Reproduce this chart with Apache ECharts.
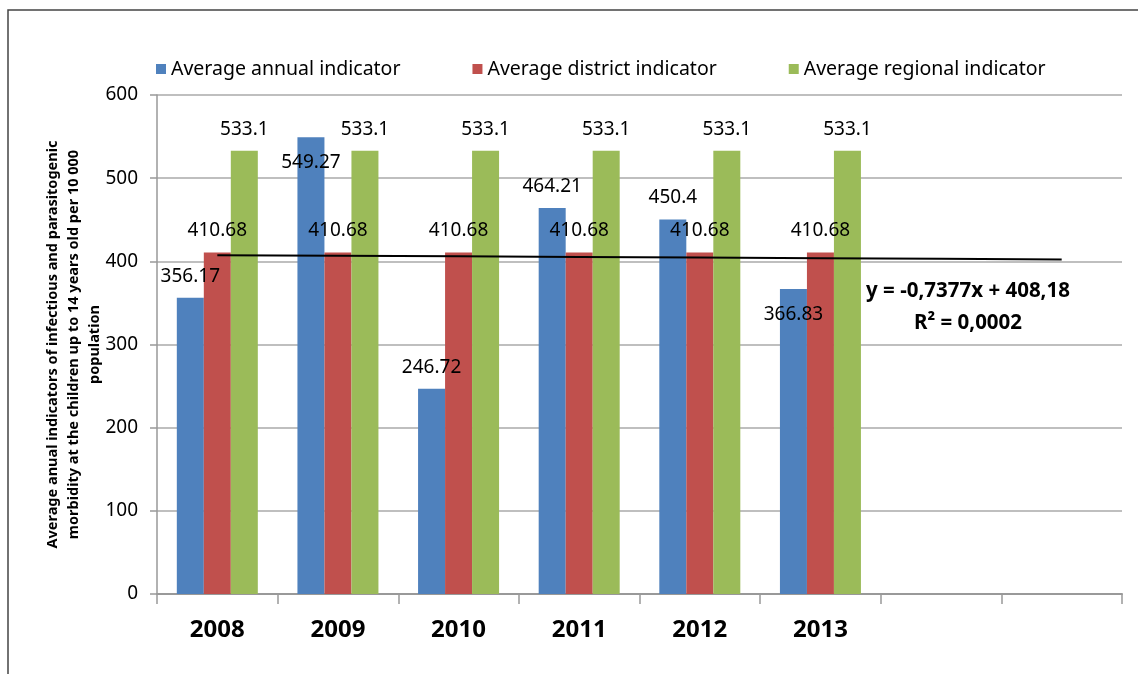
<!DOCTYPE html>
<html>
<head>
<meta charset="utf-8">
<script src="https://cdn.jsdelivr.net/npm/echarts@6/dist/echarts.min.js"></script>
<style>
  html, body { margin: 0; padding: 0; background: #fff; }
  #chart { width: 1138px; height: 674px; }
</style>
</head>
<body>
<div id="chart"></div>
<script>
const years = ["2008", "2009", "2010", "2011", "2012", "2013", "", ""];
const annual = [356.17, 549.27, 246.72, 464.21, 450.4, 366.83];
const district = [410.68, 410.68, 410.68, 410.68, 410.68, 410.68];
const regional = [533.1, 533.1, 533.1, 533.1, 533.1, 533.1];
// linear trend (y = -0,7377x + 408,18)
const trend = [407.44, 406.70, 405.97, 405.23, 404.49, 403.76, 403.02, 402.28];
const yTicks = { min: 0, max: 600, interval: 100 };

// where the annual labels sit (two of them are inside the bar top)
const annualLabelPos = ["top", "insideTop", "top", "top", "top", "insideTop"];

const font = "'Noto Sans', 'Open Sans', sans-serif";
const colors = ["#4F81BD", "#C0504D", "#9BBB59"];

const chart = echarts.init(document.getElementById("chart"));

const labelStyle = {
  show: true,
  position: "top",
  distance: 12,
  color: "#000",
  fontSize: 19,
  fontFamily: font,
};

chart.setOption({
  animation: false,
  textStyle: { fontFamily: font },
  grid: { left: 157, right: 16, top: 95, bottom: 80 },
  legend: {
    data: ["Average annual indicator", "Average district indicator", "Average regional indicator"],
    left: 151,
    top: 54,
    itemWidth: 10,
    itemHeight: 10,
    itemGap: 72,
    icon: "rect",
    textStyle: { fontSize: 19.5, color: "#000", fontFamily: font },
  },
  xAxis: {
    type: "category",
    data: years,
    axisLine: { lineStyle: { color: "#999", width: 2 } },
    axisTick: { show: true, length: 10, lineStyle: { color: "#999", width: 1.5 } },
    axisLabel: {
      color: "#000",
      fontSize: 24,
      fontWeight: "bold",
      fontFamily: font,
      margin: 24,
      interval: 0,
    },
  },
  yAxis: {
    type: "value",
    min: yTicks.min,
    max: yTicks.max,
    interval: yTicks.interval,
    name: "Average anual indicators of infectious and parasitogenic\nmorbidity at the children up to 14 years old per 10 000\npopulation",
    nameLocation: "middle",
    nameGap: 52,
    nameMoveOverlap: false,
    nameTextStyle: {
      fontSize: 14.5,
      fontWeight: "bold",
      color: "#000",
      lineHeight: 21,
      fontFamily: font,
    },
    axisLine: { show: true, lineStyle: { color: "#999", width: 1.5 } },
    axisTick: { show: true, length: 7, lineStyle: { color: "#999", width: 1.5 } },
    axisLabel: { color: "#000", fontSize: 19, margin: 19, fontFamily: font },
    splitLine: { lineStyle: { color: "#aaa", width: 1.5 } },
  },
  series: [
    {
      name: "Average annual indicator",
      type: "bar",
      barWidth: 27,
      barGap: "0%",
      itemStyle: { color: colors[0] },
      label: labelStyle,
      data: annual.map((v, i) =>
        annualLabelPos[i] === "insideTop"
          ? { value: v, label: { position: "insideTop", distance: 16 } }
          : v
      ),
    },
    {
      name: "Average district indicator",
      type: "bar",
      barWidth: 27,
      barGap: "0%",
      itemStyle: { color: colors[1] },
      label: labelStyle,
      data: district,
    },
    {
      name: "Average regional indicator",
      type: "bar",
      barWidth: 27,
      barGap: "0%",
      itemStyle: { color: colors[2] },
      label: labelStyle,
      data: regional,
    },
    {
      name: "trend",
      type: "line",
      data: trend,
      symbol: "none",
      z: 5,
      lineStyle: { color: "#000", width: 2 },
    },
  ],
  graphic: [
    {
      type: "rect",
      shape: { x: 8, y: 10, width: 1200, height: 720 },
      style: { fill: "none", stroke: "#444", lineWidth: 1.5 },
      silent: true,
    },
    {
      type: "text",
      x: 968,
      y: 275,
      style: {
        text: "y = -0,7377x + 408,18\nR² = 0,0002",
        align: "center",
        verticalAlign: "top",
        fontSize: 20.5,
        fontWeight: "bold",
        lineHeight: 32,
        fill: "#000",
        fontFamily: font,
      },
      z: 10,
    },
  ],
});
</script>
</body>
</html>
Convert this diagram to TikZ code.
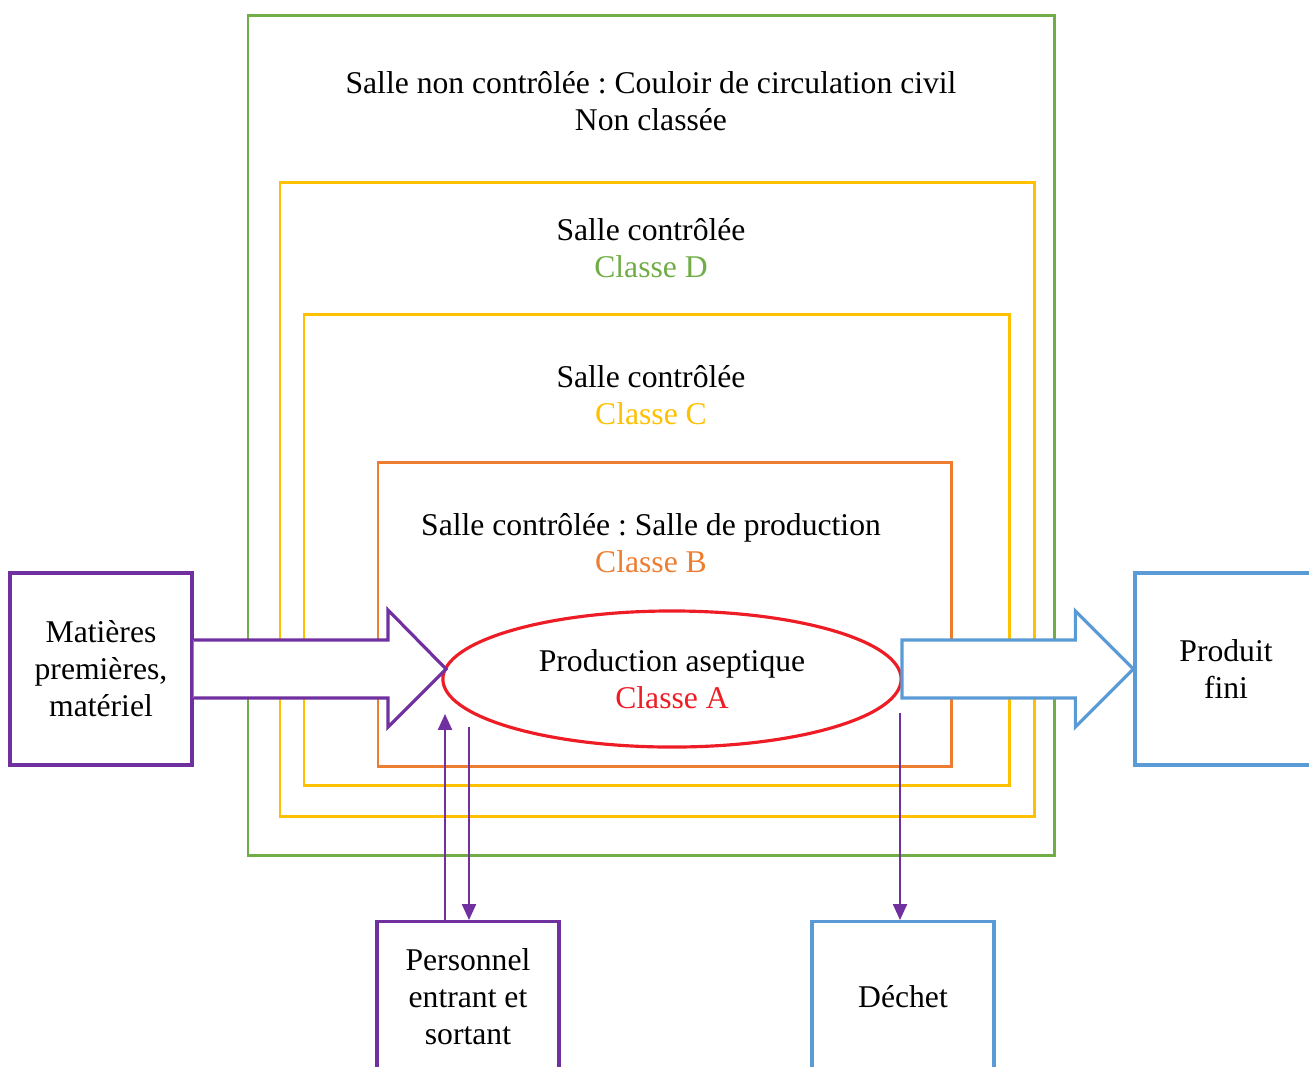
\documentclass[tikz,border=0pt]{standalone}
\usepackage{fontspec}
\setmainfont{Liberation Serif}
\usetikzlibrary{positioning}
\usetikzlibrary{calc}
\usetikzlibrary{arrows.meta}
\usetikzlibrary{shapes.geometric}
\frenchspacing

\definecolor{vertD}{HTML}{70AD47}
\definecolor{jauneC}{HTML}{FFC000}
\definecolor{orangeB}{HTML}{ED7D31}
\definecolor{rougeA}{HTML}{EE1C25}
\definecolor{violet}{HTML}{7030A0}
\definecolor{bleu}{HTML}{5B9BD5}

\begin{document}
\begin{tikzpicture}[x=0.01cm, y=-0.01cm, font=\fontsize{9}{10.5}\selectfont,
        salle/.style={line width=0.85pt},
        boite/.style={draw, line width=0.9pt, minimum width=1.82cm, align=center, inner sep=0pt},
        fleche/.style={line width=0.9pt, fill=white, line join=miter},
        flux/.style={violet, line width=0.45pt, -{Triangle[width=4pt,length=4.5pt]}}]

        \useasboundingbox (0,0) rectangle (1309,1066);
        \clip (0,0) rectangle (1309,1066);

        % couloir non classe
        \draw[salle, vertD] (248,15) rectangle (1054,855);
        \node[align=center] (txtNC) at (651,101) {Salle non contrôlée : Couloir de circulation civil\\Non classée};

        % classe D
        \draw[salle, jauneC] (280,182) rectangle (1034,816);
        \node[align=center] (txtD) at (651,248) {Salle contrôlée\\\textcolor{vertD}{Classe D}};

        % classe C
        \draw[salle, jauneC] (304,314) rectangle (1009,785);
        \node[align=center] (txtC) at (651,395) {Salle contrôlée\\\textcolor{jauneC}{Classe C}};

        % classe B
        \draw[salle, orangeB] (378,462) rectangle (951,766);
        \node[align=center] (txtB) at (651,543) {Salle contrôlée : Salle de production\\\textcolor{orangeB}{Classe B}};

        % boites exterieures
        \node[boite, draw=violet, minimum height=1.92cm] (matieres) at (101,669) {Matières\\premières,\\matériel};
        \node[boite, draw=bleu, minimum height=1.92cm] (produit) at (1226,669) {Produit\\fini};
        \node[boite, draw=violet, minimum height=1.5cm, anchor=north] (personnel) at (468,920) {Personnel\\entrant et\\sortant};
        \node[boite, draw=bleu, minimum height=1.5cm, anchor=north] (dechet) at (903,920) {Déchet};

        % zone aseptique
        \node[ellipse, draw=rougeA, line width=0.9pt, minimum width=4.58cm, minimum height=1.36cm, align=center, inner sep=0pt] (prod) at (672,679) {Production aseptique\\\textcolor{rougeA}{Classe A}};

        % grosses fleches
        \coordinate (pointeA) at (446,669);
        \draw[fleche, draw=violet] ($(matieres.east)+(0,-29)$) -- ($(pointeA)+(-58,-29)$) -- ($(pointeA)+(-58,-59)$)
            -- (pointeA) -- ($(pointeA)+(-58,58)$) -- ($(pointeA)+(-58,29)$) -- ($(matieres.east)+(0,29)$);

        \coordinate (queueB) at (902,669);
        \draw[fleche, draw=bleu] ($(queueB)+(0,-29)$) -- ($(produit.west)+(-58,-29)$) -- ($(produit.west)+(-58,-58)$)
            -- (produit.west) -- ($(produit.west)+(-58,58)$) -- ($(produit.west)+(-58,29)$) -- ($(queueB)+(0,29)$) -- cycle;

        % flux personnel et dechets
        \coordinate (entree) at (445,714);
        \coordinate (sortie) at (469,727);
        \coordinate (rejet) at (900,713);
        \draw[flux] (entree |- personnel.north) -- (entree);
        \draw[flux] (sortie) -- (sortie |- personnel.north);
        \draw[flux] (rejet) -- (rejet |- dechet.north);

    \end{tikzpicture}
\end{document}
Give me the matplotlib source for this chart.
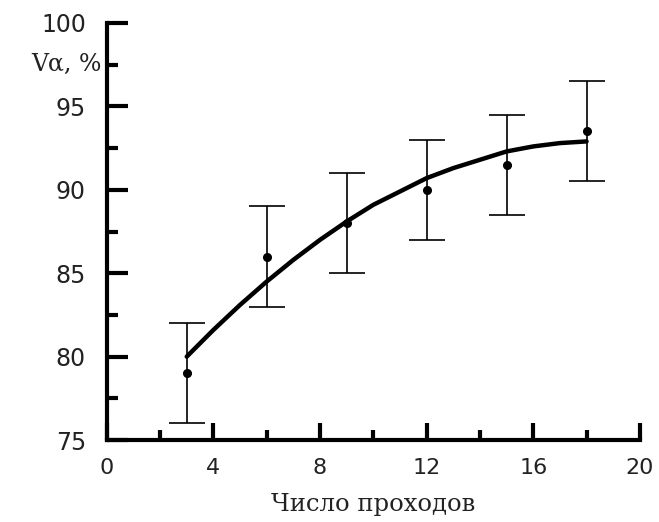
import numpy as np
import matplotlib
matplotlib.use("Agg")
import matplotlib.pyplot as plt
from matplotlib.ticker import MultipleLocator
import matplotlib.transforms as mtransforms

# измеренные точки (число проходов, Vα %, погрешность)
passes = [3, 6, 9, 12, 15, 18]
v_alpha = [79.0, 86.0, 88.0, 90.0, 91.5, 93.5]
v_err = [3.0, 3.0, 3.0, 3.0, 3.0, 3.0]

# аппроксимирующая кривая
curve_x = [3, 4, 5, 6, 7, 8, 9, 10, 11, 12, 13, 14, 15, 16, 17, 18]
curve_y = [80.0, 81.6, 83.1, 84.5, 85.8, 87.0, 88.1, 89.1, 89.9, 90.7,
           91.3, 91.8, 92.3, 92.6, 92.8, 92.9]

fig = plt.figure(figsize=(6.59, 5.22), dpi=100)
ax = fig.add_axes([0.162, 0.157, 0.809, 0.799])

ax.plot(curve_x, curve_y, color="black", lw=3.2, solid_capstyle="round")
ax.errorbar(passes, v_alpha, yerr=v_err, fmt="o", color="black",
            ms=5.5, elinewidth=1.2, capsize=13, capthick=1.2)

ax.set_xlim(0, 20)
ax.set_ylim(75, 100)
ax.xaxis.set_major_locator(MultipleLocator(4))
ax.xaxis.set_minor_locator(MultipleLocator(2))
ax.yaxis.set_major_locator(MultipleLocator(5))
ax.yaxis.set_minor_locator(MultipleLocator(2.5))

for side in ["top", "right"]:
    ax.spines[side].set_visible(False)
for side in ["left", "bottom"]:
    ax.spines[side].set_linewidth(3)

ax.tick_params(axis="both", which="both", direction="in", width=3,
               colors="black", labelcolor="#222222")
ax.tick_params(axis="y", which="major", length=15, pad=15, labelsize=17)
ax.tick_params(axis="y", which="minor", length=8)
ax.tick_params(axis="x", which="major", length=12, pad=13, labelsize=16)
ax.tick_params(axis="x", which="minor", length=7)
for lab in ax.get_xticklabels() + ax.get_yticklabels():
    lab.set_family("DejaVu Sans")

trans = mtransforms.blended_transform_factory(ax.transAxes, ax.transData)
ax.text(-0.01, 97.5, "V\u03b1, %", transform=trans, ha="right", va="center",
        fontsize=17, family="DejaVu Serif", color="#222222")
ax.set_xlabel("Число проходов", fontsize=17.5, family="DejaVu Serif",
              labelpad=11, color="#222222")

fig.savefig("out.png", dpi=100)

> WHAT TO DO
Within the entries above, give again exactly the lines starting at the one that contains "Give me the matplotlib source for this chart." and ending at the one that contains "ax = fig.add_axes([0.162, 0.157, 0.809, 0.799])", leaving out the pictures.

> RESULT OF THIS EXERCISE
Give me the matplotlib source for this chart.
import numpy as np
import matplotlib
matplotlib.use("Agg")
import matplotlib.pyplot as plt
from matplotlib.ticker import MultipleLocator
import matplotlib.transforms as mtransforms

# измеренные точки (число проходов, Vα %, погрешность)
passes = [3, 6, 9, 12, 15, 18]
v_alpha = [79.0, 86.0, 88.0, 90.0, 91.5, 93.5]
v_err = [3.0, 3.0, 3.0, 3.0, 3.0, 3.0]

# аппроксимирующая кривая
curve_x = [3, 4, 5, 6, 7, 8, 9, 10, 11, 12, 13, 14, 15, 16, 17, 18]
curve_y = [80.0, 81.6, 83.1, 84.5, 85.8, 87.0, 88.1, 89.1, 89.9, 90.7,
           91.3, 91.8, 92.3, 92.6, 92.8, 92.9]

fig = plt.figure(figsize=(6.59, 5.22), dpi=100)
ax = fig.add_axes([0.162, 0.157, 0.809, 0.799])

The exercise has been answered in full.